Comme la Russie du poète, notre attelage se précipite en ligne droite, sans souci des ornières, des pentes ou des labours, laissant à Dieu le soin de mesurer les obstacles à la force de résistance de l’équipage. Sa seule sagesse est d’éviter les ponts ; les ponts de province sont mal famés ; quand on en rencontre, on prend à droite ou à gauche par le lit de la rivière ; si fortes que soient les eaux, il vaut mieux s’y confier que braver les planches trompeuses qui les dominent.
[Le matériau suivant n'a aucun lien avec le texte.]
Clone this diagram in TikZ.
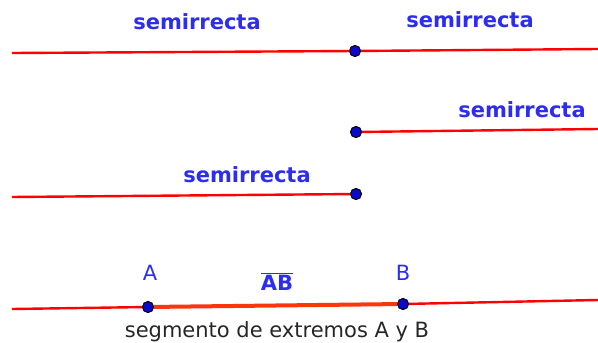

Nous avons couru ainsi plusieurs heures, au travers de plaines silencieuses et vides, aux lignes incertaines, aux horizons perdus, qui reculaient devant nous sans changer d’aspect, comme les flots en haute mer. C’était bien une mer, la mer des blés, avec ses houles d’épis verts, moutonnant à perte de vue. Les frissonnemens du vent sur leurs cimes promenaient à la surface de l’immense tapis des moires changeantes, celles qu’on voit courir sur les vagues quand la brise les route dans les clartés du matin. Pour compléter l’illusion, un pin ébranché émergeait parfois dans les lointains avec un vague aspect de mât désemparé dans ces solitudes mouvantes. Après ces champs de blé de plusieurs verstes de profondeur, venaient des pâturages, des landes nues. Celles-ci me rappelaient un peu le désert de Damas au printemps, avant la pousse des grandes herbes ; pourtant tout autre est l’impression qui se dégage du désert de Syrie ou des sables d’Egypte : dure, mais éclatante, solennelle plutôt que triste ; rien n’y vit, partant, rien n’y souffre, l’espace vide n’y parle que de liberté et de repos. Plus triste est la steppe russe, touchée par la charrue, accusant la misère de l’effort humain.